B.A.N.G.S.A.T (Cara Mengenali Investasi/Model Bisnis Tipu-tipu)


Investasi bodong, scam, fraud atau apa pun namanya, bukanlah hal yang baru; udah ada sejak dulu. Cuma sebagaimana hal lain, kemajuan teknologi mengamplifikasi kehadiran mereka. Pemain boleh berganti, tapi cara-cara masih sama, memanfaatkan musuh besar kita: diri kita sendiri. Diantaranya:

- Sifat pengin kaya dengan cara cepat
- Mudah percaya dengan orang yang dikenal/terkenal
- Malas membaca atau belajar; tidak mengembangkan rasa ingin tahu
- Malu atau gengsi bertanya,
- Senang pamer (flexing), pengin menjadi seperti yang senang pamer
- Mudah terpukau pada kekayaan.

Jadi berikut tujuh (7) kriteria, cara mengenali investasi bodong/scam, agar orang awam dalam berinvestasi tidak terjerumus pada "gambling dianggap trading dan money gaming dikira investing". Kriteria ini saya singkat: B.A.N.G.S.A.T.

1. [B]usiness model.

Setiap keuntungan tentu harus berasal dari suatu model bisnis.
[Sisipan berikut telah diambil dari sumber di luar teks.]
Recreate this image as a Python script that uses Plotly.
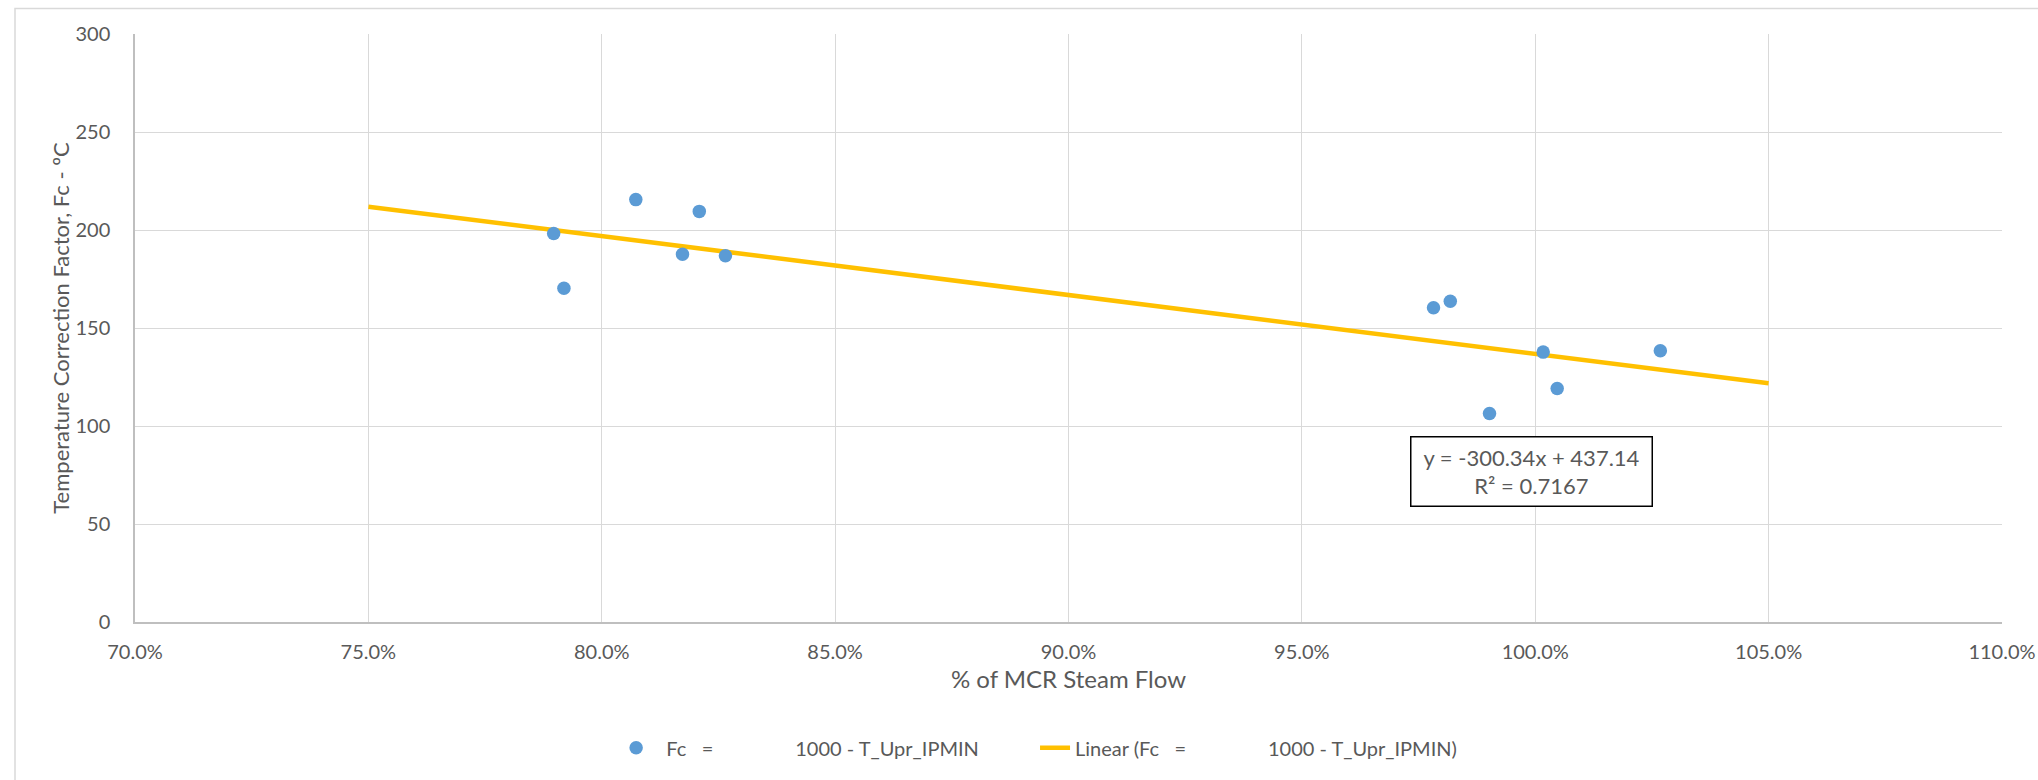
import plotly.graph_objects as go

# ---- data ----
steam_flow = [0.7897, 0.7919, 0.8073, 0.8173, 0.8209, 0.8265,
              0.9782, 0.9818, 0.9902, 1.0017, 1.0047, 1.0268]
fc_values = [198.2, 170.3, 215.5, 187.6, 209.5, 186.9,
             160.3, 163.6, 106.4, 137.7, 119.1, 138.4]

trend_slope = -300.34
trend_intercept = 437.14
trend_r2 = 0.7167
trend_x = [0.75, 1.05]
trend_y = [trend_slope * v + trend_intercept for v in trend_x]

x_ticks = [0.70, 0.75, 0.80, 0.85, 0.90, 0.95, 1.00, 1.05, 1.10]
y_ticks = [0, 50, 100, 150, 200, 250, 300]

NB = "\u00a0"
series_name = NB * 2 + "Fc" + NB * 3 + "=" + NB * 16 + "1000 - T_Upr_IPMIN" + NB * 10
trend_name = "Linear (Fc" + NB * 3 + "=" + NB * 16 + "1000 - T_Upr_IPMIN)"

FONT = "Lato"
GRAY = "#595959"
GRID = "#D9D9D9"

fig = go.Figure()

fig.add_trace(go.Scatter(
    x=trend_x, y=trend_y, mode="lines", name=trend_name,
    line=dict(color="#FFC000", width=4.5), legendrank=2,
    hoverinfo="skip",
))
fig.add_trace(go.Scatter(
    x=steam_flow, y=fc_values, mode="markers", name=series_name,
    marker=dict(color="#5B9BD5", size=13.5, line=dict(width=0)),
    legendrank=1,
))

fig.add_annotation(
    x=0.9993, y=77.0, xref="x", yref="y",
    text=f"y = {trend_slope}x + {trend_intercept}<br>R² = {trend_r2}",
    showarrow=False, font=dict(family=FONT, size=22, color=GRAY),
    bordercolor="#000000", borderwidth=1.5, borderpad=2,
    bgcolor="#FFFFFF", width=236, height=64, align="center",
)

# outer chart-area border (light gray)
fig.add_shape(type="rect", xref="paper", yref="paper",
              x0=(15 - 135) / 1867, x1=(2060 - 135) / 1867,
              y0=(622 - 800) / 588, y1=(622 - 8.5) / 588,
              line=dict(color=GRID, width=1.5), layer="below")

fig.update_layout(
    width=2038, height=780,
    margin=dict(l=135, r=36, t=34, b=158, autoexpand=False),
    paper_bgcolor="#FFFFFF", plot_bgcolor="#FFFFFF",
    font=dict(family=FONT, size=20, color=GRAY),
    showlegend=True,
    legend=dict(orientation="h", x=0.2577, xanchor="left",
                y=-0.214, yanchor="middle",
                font=dict(family=FONT, size=20, color=GRAY),
                bgcolor="rgba(0,0,0,0)"),
    xaxis=dict(range=[0.70, 1.10], tickvals=x_ticks, tickformat=".1%",
               showgrid=True, gridcolor=GRID, gridwidth=1.3,
               showline=True, linecolor="#BFBFBF", linewidth=1.5,
               zeroline=False, ticks="", ticklabelstandoff=11,
               tickfont=dict(family=FONT, size=20, color=GRAY),
               title=dict(text="% of MCR Steam Flow", standoff=9,
                          font=dict(family=FONT, size=24, color=GRAY)),
               automargin=False),
    yaxis=dict(range=[0, 300], tickvals=y_ticks,
               showgrid=True, gridcolor=GRID, gridwidth=1.3,
               showline=True, linecolor="#BFBFBF", linewidth=1.5,
               zeroline=False, ticks="", ticklabelstandoff=19,
               tickfont=dict(family=FONT, size=20, color=GRAY),
               title=dict(text="Temperature Correction Factor, Fc - ºC", standoff=0,
                          font=dict(family=FONT, size=22, color=GRAY)),
               automargin=False),
)

fig.write_html("out.html", config={"displayModeBar": False},
               post_script="document.body.style.margin='0';")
Apakah jual produk, trading, dll. dan ciri-ciri dari investasi bodong itu cenderung tidak transparan. Tidak jelas hitung-hitungan bisnisnya: gimana bisa menghasilkan untung besar? Gak tahu. Doesn't add up. Kalau transparan tentu calon korban sulit terpedaya. Kalo bilang jualan toples, tentu calon korban bisa menghitung: kira-kira modal, margin profit, volume dll., apakah masuk akal dengan keuntungan yang ditawarkan.
Tapi tentu mereka (para penipu) gak kehabisan akal. Dikaranglah nama instrumen, aset, transaksi eksotik, yang terkesan canggih, kompleks, dan dilakukan di negara antah berantah (luar negeri), dan dikelola oleh manusia super atau robot yang digdaya (pasti auto cuan). Saking rumitnya, sehingga calon korban pun malu bertanya, takut dianggap kudet atau bodoh. Semakin canggih maka dianggap suatu underlying pada model bisnis yang ditawarkan, akan semakin bisa dipercaya menghasilkan imbal hasil yang tinggi. Biasa berpikir semakin banyak efforts = semakin banyak hasil. Padahal di domain di mana lebih besar luck dibanding skill, hal tersebut tidak berlaku. Jadi [B]usiness model yang abstrak atau tidak transparan itu bertujuan untuk mengaburkan dan/atau menjustifikasi hasil investasi yang "too good to be true". Padahal red flag pertama sebuah instrumen investasi itu scam/bodong adalah "terlalu bagus untuk jadi kenyataan".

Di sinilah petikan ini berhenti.